Mr. Lunawat added, “As the Indian stock market continues to exhibit robust growth despite global uncertainties, a record 15 companies registered their IPO documents with SEBI on the last day of September. This pushed total filings for the month to 41—the highest-ever IPO document filings in a single month.”
India's benchmark indices, the NSE Nifty 50 and the S&P BSE Sensex, have risen by 15% and 13.2%, respectively, making them the fifth and seventh best-performing indices in Asia this year.
QIP Fundraising Hits Record High
Fundraising through qualified institutional placements (QIPs) has reached a record high this year, driven by favorable valuations and liquidity support, encouraging large corporations to pursue significant fundraising rounds. So far, 71 companies have raised INR 88,678 crore through QIPs—the highest in a calendar year.

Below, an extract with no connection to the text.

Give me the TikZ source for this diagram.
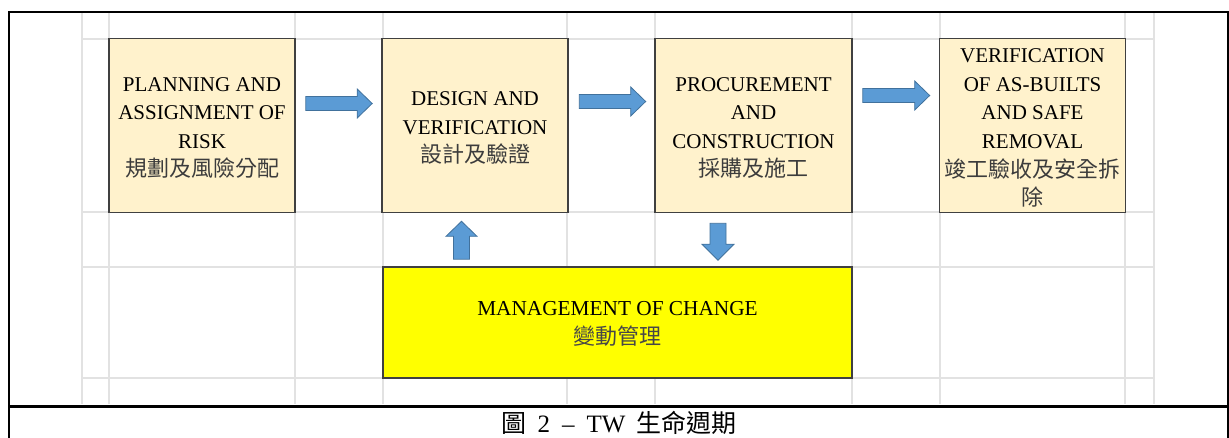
\documentclass[tikz,border=0pt]{standalone}
\usepackage{fontspec}
\setmainfont{Liberation Serif}
\newfontfamily\cjk{Noto Sans CJK TC}
\usetikzlibrary{calc}
\definecolor{boxfill}{HTML}{FFF2CC}
\definecolor{boxline}{HTML}{404040}
\definecolor{gridc}{HTML}{E2E2E2}
\definecolor{arrowfill}{HTML}{5B9BD5}
\definecolor{arrowline}{HTML}{41719C}
\definecolor{cjkgray}{HTML}{3C3C3C}
\definecolor{moc}{HTML}{FFFF00}
\tikzset{
  stagebox/.style={draw=boxline, line width=1.6pt, fill=boxfill, minimum width=186pt, minimum height=174pt, inner sep=0pt, align=center, font=\fontsize{21}{28.6}\selectfont},
  mocbox/.style={draw=boxline, line width=1.6pt, fill=moc, minimum width=469pt, minimum height=111pt, inner sep=0pt, align=center, font=\fontsize{21.3}{29}\selectfont},
  blockarrow/.style={fill=arrowfill, draw=arrowline, line width=0.8pt, line join=miter},
  gridline/.style={draw=gridc, line width=1.5pt},
  framel/.style={draw=black, line width=2.5pt}
}
\newcommand\zhtext[1]{{\cjk\color{cjkgray}\fontsize{22}{28.6}\selectfont #1}}
\newcommand\topstrut{\rule{0pt}{19pt}}
\newcommand\blkright[2]{\filldraw[blockarrow] let \p1=(#1), \p2=(#2) in (\x1,\y1+7pt) -- (\x2-15pt,\y1+7pt) -- (\x2-15pt,\y1+14.5pt) -- (\x2,\y1) -- (\x2-15pt,\y1-14.5pt) -- (\x2-15pt,\y1-7pt) -- (\x1,\y1-7pt) -- cycle;}
\newcommand\blkup[2]{\filldraw[blockarrow] let \p1=(#1), \p2=(#2) in (\x1-8pt,\y1) -- (\x1-8pt,\y2-15pt) -- (\x1-15.5pt,\y2-15pt) -- (\x1,\y2) -- (\x1+15.5pt,\y2-15pt) -- (\x1+8pt,\y2-15pt) -- (\x1+8pt,\y1) -- cycle;}
\newcommand\blkdown[2]{\filldraw[blockarrow] let \p1=(#1), \p2=(#2) in (\x1-8pt,\y1) -- (\x1-8pt,\y2+16pt) -- (\x1-16pt,\y2+16pt) -- (\x1,\y2) -- (\x1+16pt,\y2+16pt) -- (\x1+8pt,\y2+16pt) -- (\x1+8pt,\y1) -- cycle;}
\begin{document}
\begin{tikzpicture}[x=1pt, y=-1pt]
\useasboundingbox (0,0) rectangle (1229,437);
% spreadsheet grid
\foreach \gx in {82,109,295,383,567,655,852,940,1125,1154}
  \draw[gridline] (\gx,12) -- (\gx,404);
\foreach \gy in {39,212,267,378}
  \draw[gridline] (82,\gy) -- (1154,\gy);
% stages
\node[stagebox] (b1) at (202,125.5) {\topstrut PLANNING AND\\ASSIGNMENT OF\\RISK\\\zhtext{規劃及風險分配}};
\node[stagebox] (b2) at (475,125.5) {\topstrut DESIGN AND\\VERIFICATION\\\zhtext{設計及驗證}};
\node[stagebox, minimum width=197pt] (b3) at (753.5,125.5) {\topstrut PROCUREMENT\\AND\\CONSTRUCTION\\\zhtext{採購及施工}};
\node[stagebox] (b4) at (1032.5,125.5) {\topstrut VERIFICATION\\OF AS-BUILTS\\AND SAFE\\REMOVAL\\\zhtext{竣工驗收及安全拆}\\\zhtext{除}};
\node[mocbox] (m) at (617.5,322.5) {\rule{0pt}{16pt}MANAGEMENT OF CHANGE\\{\cjk\color{black!72}\fontsize{22}{29}\selectfont 變動管理}};
% connectors
\coordinate (a1s) at ($(b1.east)+(10,-22)$);
\coordinate (a1e) at ($(b2.west)+(-9,-22)$);
\coordinate (a2s) at ($(b2.east)+(10.5,-24)$);
\coordinate (a2e) at ($(b3.west)+(-8.5,-24)$);
\coordinate (a3s) at ($(b3.east)+(10,-30)$);
\coordinate (a3e) at ($(b4.west)+(-9,-30)$);
\coordinate (ups) at ($(b2.south |- m.north)+(-13.5,-7)$);
\coordinate (upe) at ($(b2.south)+(-13.5,8)$);
\coordinate (dns) at ($(b3.south)+(-35.5,10)$);
\coordinate (dne) at ($(b3.south |- m.north)+(-35.5,-6)$);
\blkright{a1s}{a1e}
\blkright{a2s}{a2e}
\blkright{a3s}{a3e}
\blkup{ups}{upe}
\blkdown{dns}{dne}
% frame and caption
\draw[framel] (9,440) -- (9,12) -- (1228,12) -- (1228,440);
\draw[framel, line width=3pt] (9,406) -- (1228,406);
\node[font=\fontsize{25}{28}\selectfont, inner sep=0pt] (cap) at (619,423) {{\cjk 圖}\hspace{11pt}2\hspace{12pt}–\hspace{12pt}TW\hspace{11pt}{\cjk 生命週期}};
\end{tikzpicture}
\end{document}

“QIPs involve only institutional investors and are completed much more quickly. Growth capital in the form of equity is being favored, as growth based on leverage is considered less appropriate,” noted Mr. Mahavir Lunawat, Managing Director of Pantomath Capital Advisors.
Way Forward
Looking ahead, the IPO pipeline for the rest of CY24 remains robust. A total of 25 companies, planning to raise approximately INR 63,550 crore, have already secured SEBI approval, while another 48 companies are awaiting SEBI's nod to raise an estimated INR 91,805 crore. Both domestic and international investors are channelling capital into companies with strong expansion plans, further fuelling India’s IPO boom.